Energy costs will affect more people than the credit crunch could. We might not all take out risky mortgages but every part of our lives involves the use of energy in one form or another.

Besides the cars we drive or the public transportation we take, even basics like our food and clothes prices are affected by energy costs, due to the production and transportation costs of the food to our local supermarkets, and the clothes that have to be shipped from China or Vietnam. Manufacturing plants need to use massive amounts of energy to run their usually energy-intensive factories. Farmers need fuel to run their tractors. The airlines industry is powered by oil. The harder we work in producing all kinds of products, the higher the demand for energy and fossil fuels, and the steeper oil prices become. And countries with nothing other than the luck of the geographical draw benefit.
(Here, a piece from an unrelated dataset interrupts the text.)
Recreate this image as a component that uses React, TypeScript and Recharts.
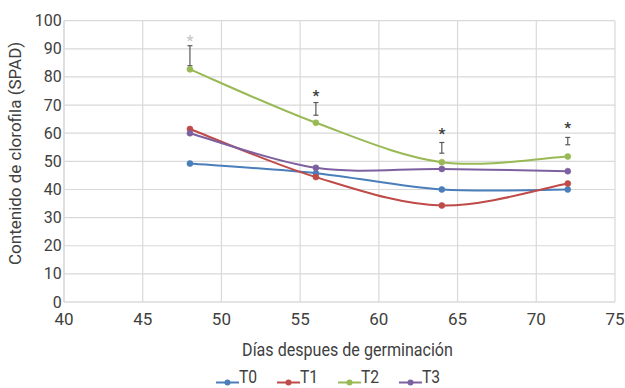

There really has to be a more concerted effort to look into developing alternative energy sources. For far too long, we have been held hostage to countries that supply us with oil and it is our own fault that we have not yet summoned the will to get out of that nasty scenario.

The oil is not going to be there forever. It will run out in the next few decades and the oil-producing nations know it. They are thus relentless now in holding down production and supply despite the ever-growing demand for more oil.

With gas prices going through the roof, people should summon the energy and will power to say “enough”. Now is the perfect time to want to do things differently and wean ourselves from the prison of oil dependence. We might just be willing to try out alternative sources of energy if there was enough leadership and initiative out there. Dare we hope that with a new administration in the White House next year, things might change and we will finally free ourselves of the shackles of oil dependency and all the political problems that are associated with it?